_WHAT THE TASK ASKS_
Reproduce, character for character, the entries from their opening line through the line with "lem_Cr = [4.4, 4.1, 4.0]".

_EXCERPTED RECORDS_
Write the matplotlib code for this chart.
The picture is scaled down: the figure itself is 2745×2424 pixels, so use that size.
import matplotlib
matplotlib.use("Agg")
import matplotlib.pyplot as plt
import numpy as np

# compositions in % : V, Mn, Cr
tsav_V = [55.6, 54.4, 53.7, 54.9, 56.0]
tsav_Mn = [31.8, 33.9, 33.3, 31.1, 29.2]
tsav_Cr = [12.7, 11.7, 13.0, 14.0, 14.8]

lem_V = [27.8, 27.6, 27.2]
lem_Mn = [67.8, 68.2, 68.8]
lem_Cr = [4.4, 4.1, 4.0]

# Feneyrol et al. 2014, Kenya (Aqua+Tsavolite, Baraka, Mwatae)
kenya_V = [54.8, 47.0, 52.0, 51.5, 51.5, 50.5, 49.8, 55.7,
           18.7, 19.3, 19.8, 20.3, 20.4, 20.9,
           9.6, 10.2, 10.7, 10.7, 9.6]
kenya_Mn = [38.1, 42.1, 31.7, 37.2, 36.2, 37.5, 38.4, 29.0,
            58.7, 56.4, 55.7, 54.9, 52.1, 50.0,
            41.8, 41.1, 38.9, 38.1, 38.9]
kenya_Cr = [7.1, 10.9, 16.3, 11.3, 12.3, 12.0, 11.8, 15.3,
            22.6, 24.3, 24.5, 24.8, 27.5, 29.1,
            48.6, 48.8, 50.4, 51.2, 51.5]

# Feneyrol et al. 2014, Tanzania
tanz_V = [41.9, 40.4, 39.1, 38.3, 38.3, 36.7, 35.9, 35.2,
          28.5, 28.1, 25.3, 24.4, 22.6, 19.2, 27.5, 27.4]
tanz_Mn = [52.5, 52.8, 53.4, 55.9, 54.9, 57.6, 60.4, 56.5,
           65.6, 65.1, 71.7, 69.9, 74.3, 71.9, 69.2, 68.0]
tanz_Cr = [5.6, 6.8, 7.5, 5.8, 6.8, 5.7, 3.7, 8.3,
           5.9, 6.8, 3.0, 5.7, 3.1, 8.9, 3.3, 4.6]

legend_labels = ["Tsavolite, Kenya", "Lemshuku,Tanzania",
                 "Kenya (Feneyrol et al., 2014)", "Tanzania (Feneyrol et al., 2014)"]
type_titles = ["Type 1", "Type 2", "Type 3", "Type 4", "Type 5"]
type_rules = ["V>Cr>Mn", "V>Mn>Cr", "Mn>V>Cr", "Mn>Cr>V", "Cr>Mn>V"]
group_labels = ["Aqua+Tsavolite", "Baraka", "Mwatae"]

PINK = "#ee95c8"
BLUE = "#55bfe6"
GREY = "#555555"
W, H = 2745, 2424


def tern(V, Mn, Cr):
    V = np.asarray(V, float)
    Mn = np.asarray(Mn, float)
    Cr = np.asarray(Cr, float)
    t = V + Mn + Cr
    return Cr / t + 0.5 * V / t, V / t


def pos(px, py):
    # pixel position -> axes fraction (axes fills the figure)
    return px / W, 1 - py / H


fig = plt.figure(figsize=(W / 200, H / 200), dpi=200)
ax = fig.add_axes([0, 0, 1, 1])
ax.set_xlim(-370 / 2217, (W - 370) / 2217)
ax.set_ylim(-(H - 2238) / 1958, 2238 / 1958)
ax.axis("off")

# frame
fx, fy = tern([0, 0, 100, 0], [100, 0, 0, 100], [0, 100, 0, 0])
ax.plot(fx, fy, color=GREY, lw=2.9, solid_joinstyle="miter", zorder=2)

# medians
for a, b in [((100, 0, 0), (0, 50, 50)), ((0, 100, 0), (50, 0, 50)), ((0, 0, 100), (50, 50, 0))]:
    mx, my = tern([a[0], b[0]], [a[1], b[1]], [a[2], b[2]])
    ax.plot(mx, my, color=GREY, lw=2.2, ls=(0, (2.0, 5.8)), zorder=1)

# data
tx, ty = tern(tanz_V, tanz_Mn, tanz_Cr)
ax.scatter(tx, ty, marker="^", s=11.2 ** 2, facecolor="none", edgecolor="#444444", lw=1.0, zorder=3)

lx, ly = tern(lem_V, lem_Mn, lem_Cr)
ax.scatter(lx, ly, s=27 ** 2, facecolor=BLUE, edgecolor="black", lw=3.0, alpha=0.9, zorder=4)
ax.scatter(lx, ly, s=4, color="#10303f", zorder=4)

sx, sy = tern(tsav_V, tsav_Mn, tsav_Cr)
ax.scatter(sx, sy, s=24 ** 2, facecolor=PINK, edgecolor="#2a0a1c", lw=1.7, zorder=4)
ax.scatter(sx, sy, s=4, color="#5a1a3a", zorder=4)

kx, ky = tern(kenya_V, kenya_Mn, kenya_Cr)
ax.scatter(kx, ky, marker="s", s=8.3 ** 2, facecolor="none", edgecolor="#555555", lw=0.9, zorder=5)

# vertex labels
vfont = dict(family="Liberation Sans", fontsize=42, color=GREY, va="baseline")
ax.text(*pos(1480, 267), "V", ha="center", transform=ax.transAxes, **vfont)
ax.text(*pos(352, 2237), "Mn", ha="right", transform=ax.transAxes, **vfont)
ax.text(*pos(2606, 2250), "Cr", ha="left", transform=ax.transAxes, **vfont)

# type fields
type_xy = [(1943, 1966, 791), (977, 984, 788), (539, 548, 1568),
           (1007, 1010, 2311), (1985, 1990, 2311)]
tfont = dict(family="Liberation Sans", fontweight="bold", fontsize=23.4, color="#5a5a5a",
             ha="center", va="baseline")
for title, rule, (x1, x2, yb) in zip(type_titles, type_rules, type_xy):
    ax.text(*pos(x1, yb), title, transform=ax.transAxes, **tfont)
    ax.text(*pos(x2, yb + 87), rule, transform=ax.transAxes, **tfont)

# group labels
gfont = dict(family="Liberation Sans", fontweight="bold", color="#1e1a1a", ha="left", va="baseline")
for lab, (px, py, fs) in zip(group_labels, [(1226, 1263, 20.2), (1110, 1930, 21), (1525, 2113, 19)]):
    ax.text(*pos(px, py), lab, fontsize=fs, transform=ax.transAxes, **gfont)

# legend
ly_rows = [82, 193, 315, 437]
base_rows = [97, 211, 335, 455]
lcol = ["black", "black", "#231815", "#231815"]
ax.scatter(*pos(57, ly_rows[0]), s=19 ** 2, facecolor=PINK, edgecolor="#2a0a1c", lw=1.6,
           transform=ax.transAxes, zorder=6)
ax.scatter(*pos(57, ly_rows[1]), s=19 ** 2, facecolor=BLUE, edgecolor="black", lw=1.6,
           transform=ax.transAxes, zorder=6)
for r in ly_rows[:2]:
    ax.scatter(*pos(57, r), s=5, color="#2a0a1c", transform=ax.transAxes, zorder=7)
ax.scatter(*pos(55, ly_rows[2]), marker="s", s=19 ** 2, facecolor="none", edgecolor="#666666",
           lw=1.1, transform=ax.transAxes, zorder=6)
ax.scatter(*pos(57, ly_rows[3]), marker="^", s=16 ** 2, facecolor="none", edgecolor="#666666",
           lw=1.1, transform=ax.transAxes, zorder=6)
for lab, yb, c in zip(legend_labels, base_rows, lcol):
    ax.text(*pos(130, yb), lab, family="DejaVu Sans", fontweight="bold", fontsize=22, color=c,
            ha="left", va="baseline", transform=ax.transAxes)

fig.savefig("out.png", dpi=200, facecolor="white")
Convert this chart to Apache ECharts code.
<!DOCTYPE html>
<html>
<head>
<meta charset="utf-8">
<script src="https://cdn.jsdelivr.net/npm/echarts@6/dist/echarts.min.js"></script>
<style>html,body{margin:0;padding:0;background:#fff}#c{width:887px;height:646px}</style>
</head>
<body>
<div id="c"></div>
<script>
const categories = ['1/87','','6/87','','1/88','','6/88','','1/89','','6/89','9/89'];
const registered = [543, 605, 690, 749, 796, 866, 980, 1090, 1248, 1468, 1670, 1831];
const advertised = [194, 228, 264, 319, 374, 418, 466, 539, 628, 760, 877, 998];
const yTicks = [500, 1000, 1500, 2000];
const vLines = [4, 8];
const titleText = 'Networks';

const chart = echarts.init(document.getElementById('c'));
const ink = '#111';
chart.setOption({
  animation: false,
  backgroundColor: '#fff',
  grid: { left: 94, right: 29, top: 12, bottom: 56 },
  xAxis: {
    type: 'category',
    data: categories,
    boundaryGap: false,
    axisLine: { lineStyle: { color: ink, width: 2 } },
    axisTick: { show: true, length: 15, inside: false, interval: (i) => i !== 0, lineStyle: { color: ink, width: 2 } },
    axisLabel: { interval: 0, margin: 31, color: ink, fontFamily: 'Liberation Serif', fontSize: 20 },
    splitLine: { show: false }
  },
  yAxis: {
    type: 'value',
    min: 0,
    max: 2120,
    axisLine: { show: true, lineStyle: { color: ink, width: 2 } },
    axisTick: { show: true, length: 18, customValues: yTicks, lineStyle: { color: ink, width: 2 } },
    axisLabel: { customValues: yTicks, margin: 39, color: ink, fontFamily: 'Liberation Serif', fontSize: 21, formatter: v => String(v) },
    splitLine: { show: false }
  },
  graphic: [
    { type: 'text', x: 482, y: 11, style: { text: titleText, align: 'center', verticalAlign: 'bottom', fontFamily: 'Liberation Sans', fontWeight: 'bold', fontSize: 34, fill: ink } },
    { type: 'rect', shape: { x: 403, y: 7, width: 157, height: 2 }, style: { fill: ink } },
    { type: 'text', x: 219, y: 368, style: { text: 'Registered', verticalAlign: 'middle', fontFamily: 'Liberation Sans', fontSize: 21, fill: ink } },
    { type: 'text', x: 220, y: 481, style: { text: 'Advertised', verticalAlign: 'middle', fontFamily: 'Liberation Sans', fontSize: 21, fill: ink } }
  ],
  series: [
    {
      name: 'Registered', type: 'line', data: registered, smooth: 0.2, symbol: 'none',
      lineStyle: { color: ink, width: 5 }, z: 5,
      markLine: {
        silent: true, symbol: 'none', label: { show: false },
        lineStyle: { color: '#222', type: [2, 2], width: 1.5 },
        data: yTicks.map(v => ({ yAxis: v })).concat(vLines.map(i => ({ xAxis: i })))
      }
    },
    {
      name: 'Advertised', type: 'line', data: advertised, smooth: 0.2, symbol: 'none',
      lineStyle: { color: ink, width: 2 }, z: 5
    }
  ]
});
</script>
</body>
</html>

_COMPLETED TASK_
Write the matplotlib code for this chart.
The picture is scaled down: the figure itself is 2745×2424 pixels, so use that size.
import matplotlib
matplotlib.use("Agg")
import matplotlib.pyplot as plt
import numpy as np

# compositions in % : V, Mn, Cr
tsav_V = [55.6, 54.4, 53.7, 54.9, 56.0]
tsav_Mn = [31.8, 33.9, 33.3, 31.1, 29.2]
tsav_Cr = [12.7, 11.7, 13.0, 14.0, 14.8]

lem_V = [27.8, 27.6, 27.2]
lem_Mn = [67.8, 68.2, 68.8]
lem_Cr = [4.4, 4.1, 4.0]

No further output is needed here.